Hemos celebrado ayer la solemnidad de Todos los Santos, que, después de haber abandonado este mundo, viven en la comunión sin fin con Dios. Su suerte dichosa es también el destino de los que todavía vivimos en la tierra y estamos llamados a seguir sus huellas en la fiel imitación de Cristo, nuestro Salvador.

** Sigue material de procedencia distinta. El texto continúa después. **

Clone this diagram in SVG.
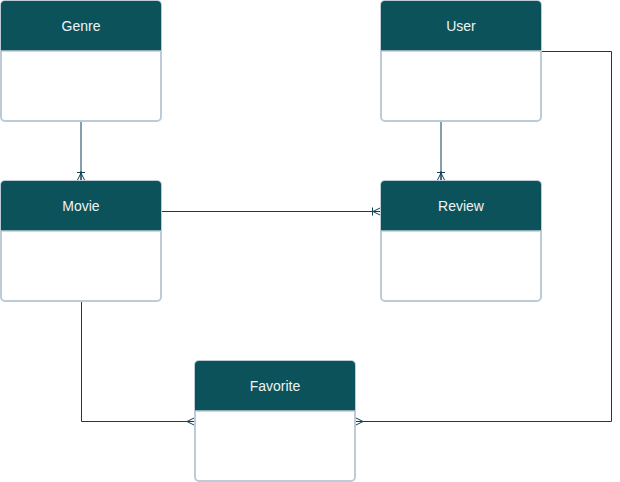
<svg xmlns="http://www.w3.org/2000/svg" width="620" height="482" viewBox="0 0 620 482">
  <style>
    .box { fill: #ffffff; stroke: #bccbd6; stroke-width: 2; }
    .head { fill: #0b525b; }
    .sep { stroke: #bccbd6; stroke-width: 1.5; }
    .title { font-family: "Liberation Sans", Arial, sans-serif; font-size: 14px; fill: #eef4f4; text-anchor: middle; }
    .link { fill: none; stroke: #0e3f57; stroke-width: 1; }
  </style>
  <defs>
    <!-- one-or-many end: bar plus crow's foot -->
    <marker id="oneMany" markerUnits="userSpaceOnUse" viewBox="0 0 10 10" refX="10" refY="5" markerWidth="10" markerHeight="10" orient="auto">
      <path d="M1.5 1 L1.5 9 M2 5 L10 1 M2 5 L10 9 M0 5 L10 5" fill="none" stroke="#0e3f57" stroke-width="1"/>
    </marker>
    <!-- many end: crow's foot only -->
    <marker id="many" markerUnits="userSpaceOnUse" viewBox="0 0 10 10" refX="10" refY="5" markerWidth="10" markerHeight="10" orient="auto">
      <path d="M2 5 L10 1 M2 5 L10 9 M0 5 L10 5" fill="none" stroke="#0e3f57" stroke-width="1"/>
    </marker>
  </defs>

  <g id="connectors">
    <path class="link" d="M81 122 L81 181" marker-end="url(#oneMany)"/>
    <path class="link" d="M441 122 L441 181" marker-end="url(#oneMany)"/>
    <path class="link" d="M162 211.5 L381 211.5" marker-end="url(#oneMany)"/>
    <path class="link" d="M81.5 302 L81.5 421.5 L195 421.5" marker-end="url(#many)"/>
    <path class="link" d="M542 51.5 L611.5 51.5 L611.5 421.5 L355 421.5" marker-end="url(#many)"/>
  </g>

  <g id="genre">
    <rect class="box" x="1" y="1" width="160" height="120" rx="4"/>
    <path class="head" d="M1 5 Q1 1 5 1 L157 1 Q161 1 161 5 L161 51 L1 51 Z"/>
    <line class="sep" x1="1" y1="51" x2="161" y2="51"/>
    <text class="title" x="81" y="31">Genre</text>
  </g>

  <g id="user">
    <rect class="box" x="381" y="1" width="160" height="120" rx="4"/>
    <path class="head" d="M381 5 Q381 1 385 1 L537 1 Q541 1 541 5 L541 51 L381 51 Z"/>
    <line class="sep" x1="381" y1="51" x2="541" y2="51"/>
    <text class="title" x="461" y="31">User</text>
  </g>

  <g id="movie">
    <rect class="box" x="1" y="181" width="160" height="120" rx="4"/>
    <path class="head" d="M1 185 Q1 181 5 181 L157 181 Q161 181 161 185 L161 231 L1 231 Z"/>
    <line class="sep" x1="1" y1="231" x2="161" y2="231"/>
    <text class="title" x="81" y="211">Movie</text>
  </g>

  <g id="review">
    <rect class="box" x="381" y="181" width="160" height="120" rx="4"/>
    <path class="head" d="M381 185 Q381 181 385 181 L537 181 Q541 181 541 185 L541 231 L381 231 Z"/>
    <line class="sep" x1="381" y1="231" x2="541" y2="231"/>
    <text class="title" x="461" y="211">Review</text>
  </g>

  <g id="favorite">
    <rect class="box" x="195" y="361" width="160" height="120" rx="4"/>
    <path class="head" d="M195 365 Q195 361 199 361 L351 361 Q355 361 355 365 L355 411 L195 411 Z"/>
    <line class="sep" x1="195" y1="411" x2="355" y2="411"/>
    <text class="title" x="275" y="391">Favorite</text>
  </g>
</svg>
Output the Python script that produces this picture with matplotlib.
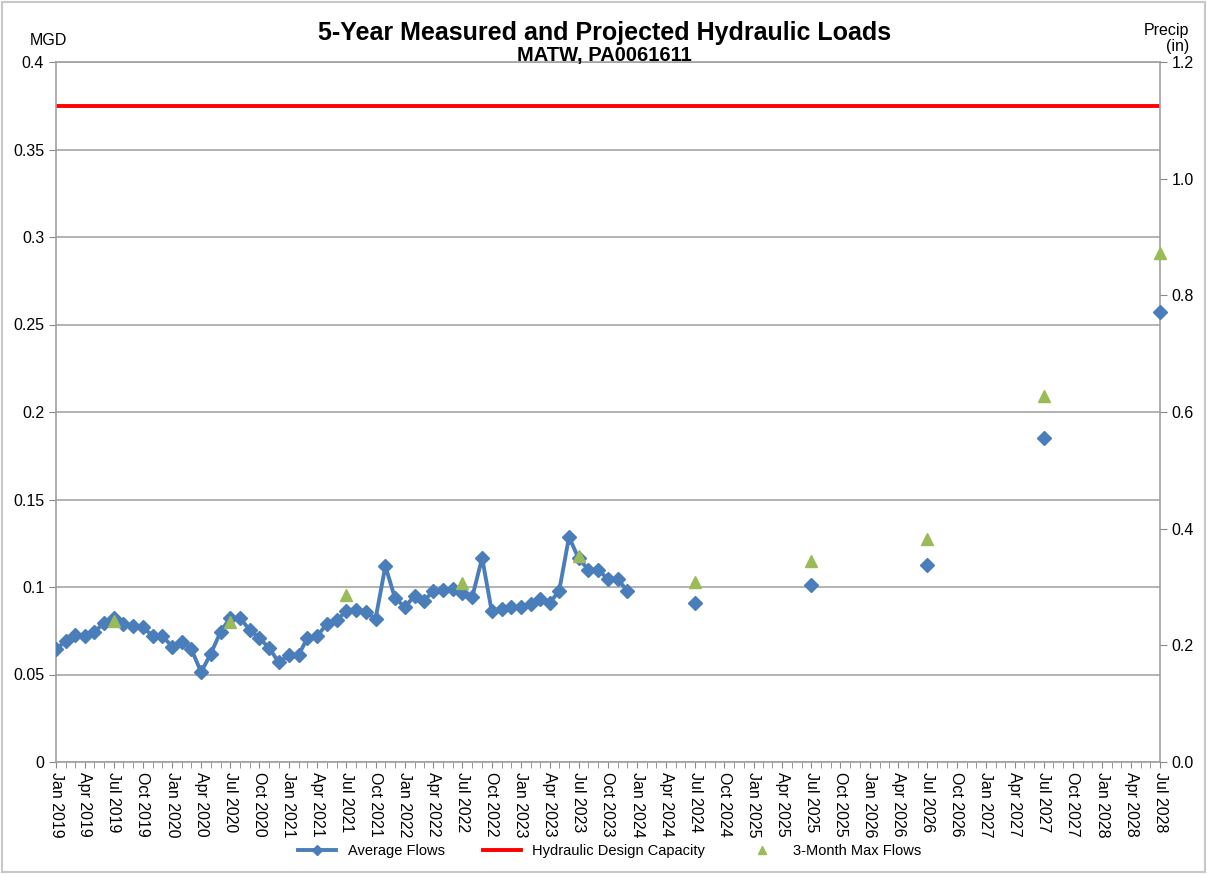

Hoy, 2 de noviembre, conmemoramos a los fieles
difuntos, que terminada su peregrinación terrena, duermen el sueño de
la paz. Es una celebración muy sentida en las familias. Es la
fiesta humanísima de los afectos que sobrepasan la medida del tiempo y
se insertan en la dimensión del misterio del amor de Dios, que restituye
todo a vida nueva.
El hombre surge de la tierra y a la tierra torna (cf. Gn 3,
19): he aquí una realidad evidente que no hay que olvidar nunca. Pero
experimenta también el insuprimible deseo de vida inmortal. Por
esa razón los vínculos de amor que unen a padres e hijos, a los esposos, a
hermanos y hermanas, como también los vínculos de verdadera amistad entre las
personas, no se deshacen ni terminan con el inevitable acontecimiento de la
muerte. Nuestros difuntos siguen viviendo entre nosotros, no sólo porque sus
restos mortales descansan en el camposanto y su recuerdo forma parte de nuestra
existencia, sino sobre todo porque sus almas interceden por nosotros ante Dios.
(…)
La conmemoración de hoy nos invita a reavivar la fe
en la vida eterna. El hombre, creado a imagen y semejanza de Dios,
lleva inscrito en las profundidades de su ser el nombre mismo, primordial y
eterno, de Dios, que es comunión perfecta del Padre, del Hijo y del
Espíritu Santo. Precisamente por esto su "yo" profundo no
sucumbe a la muerte, sino que, superando los confines del tiempo, entra en la
eternidad.
Los cristianos, reunidos en torno al recuerdo de sus
queridos difuntos, proclaman hoy: Regem cui omnia vivunt, venite,
adoremus, "Venid, adoremos al Señor, por el cual todos viven". En
el amor de Cristo, que todo redime de las consecuencias del pecado y
de la muerte, resplandece la santidad de Dios y se manifiesta su
designio providencial de "formar familia" con el hombre. Dios
quiere que nadie se pierda (cf. Jn 6, 39), sino que cada uno,
transformado por su santidad, vivo para siempre en su presencia en compañía de
todos los hermanos y hermanas que forman su casa (cf. 2 Co 4,
14).
Podemos decir que la memoria de hoy es prolongación natural
de la solemnidad de ayer. Juntas, forman la gran fiesta de la comunión
de la Iglesia constituida por los fieles que aún peregrinan en esta vida y los
que ya han cruzado el umbral de la muerte.